None of this happens by accident. It requires consistent investment in data quality, process discipline, and team capability. But the organisations that make that investment consistently find that their CRM becomes one of the most valuable assets in their marketing and sales operation.

If you want to understand how CRM fits into a broader automated marketing system, and how to build the infrastructure that makes this kind of compounding possible, the Marketing Automation hub covers the full picture, from strategy to platform selection to measurement.

About the Author

Keith Lacy is a marketing strategist and former agency CEO with 20+ years of experience across agency leadership, performance marketing, and commercial strategy. He writes The Marketing Juice to cut through the noise and share what works.

Frequently Asked Questions

What is a CRM tool used for in marketing?
A CRM tool centralises customer and prospect data, tracks interactions across the sales and marketing lifecycle, and enables teams to segment audiences, automate communications, and measure the effectiveness of marketing activity. In marketing specifically, CRM is used to build and manage audience segments, trigger automated campaigns based on customer behaviour, and attribute revenue to specific marketing efforts.

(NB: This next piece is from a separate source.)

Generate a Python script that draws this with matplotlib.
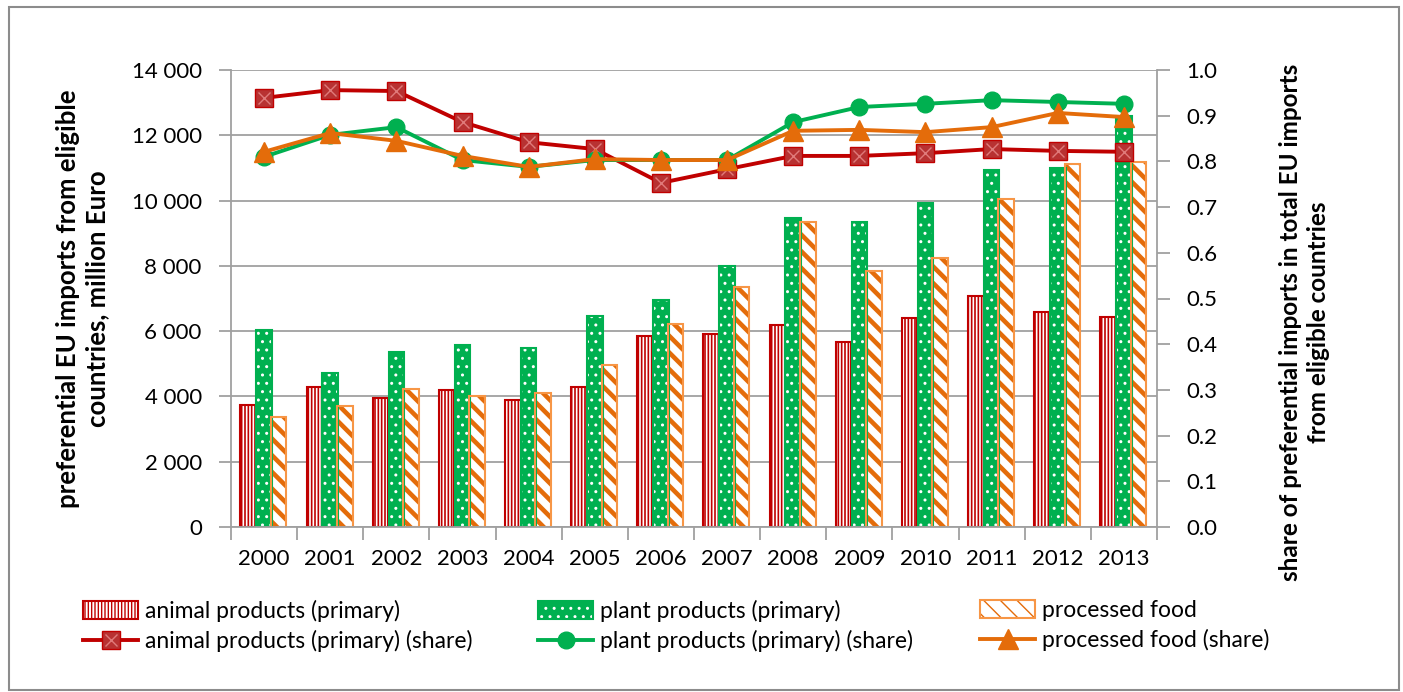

The value depends heavily on data quality and how well the CRM is integrated with other tools in the marketing stack.
How do I choose the right CRM for my business?
Start with your business model and the specific problems you are trying to solve, not with a feature comparison. Consider the size and technical capability of your team, your existing tech stack and the integrations you need, your budget for both the licence and the implementation, and how complex your sales or customer lifecycle is. A simpler platform that your team uses consistently will outperform a sophisticated one that they work around. Run a structured evaluation with real users involved in the decision, not just managers or IT.
Why do CRM implementations fail?
Most CRM implementations fail for non-technical reasons. The most common causes are: no clear definition of what the system is for and who owns it, poor data quality that makes the system unreliable, workflows designed for reporting rather than for the people entering data, inadequate training and change management, and a lack of ongoing governance after go-live. The platform is rarely the problem. The process, the data discipline, and the team habits around it are where most implementations break down.
What is the difference between a CRM and marketing automation?
A CRM manages customer and prospect data and tracks relationships over time. Marketing automation uses that data to trigger and manage marketing communications at scale, such as email sequences, lead nurturing workflows, and behavioural triggers. The two systems are complementary and work best when integrated. Some platforms, like HubSpot, combine both in a single tool. Others, like Salesforce, offer separate products that connect together. The integration between CRM and marketing automation is where the most significant marketing value is typically generated.
How long does it take to see ROI from a CRM?
Meaningful ROI from a CRM typically takes 12 to 24 months to materialise, depending on how well the implementation is managed. In the first year, most of the value is in building foundations: cleaner data, better visibility, improved team habits. In year two and beyond, the compounding effects become visible: more accurate segmentation, better automation, more trusted reporting, and the ability to identify patterns in customer behaviour that were not visible before. Teams that expect immediate returns often underinvest in the foundational work and then wonder why the system is not delivering.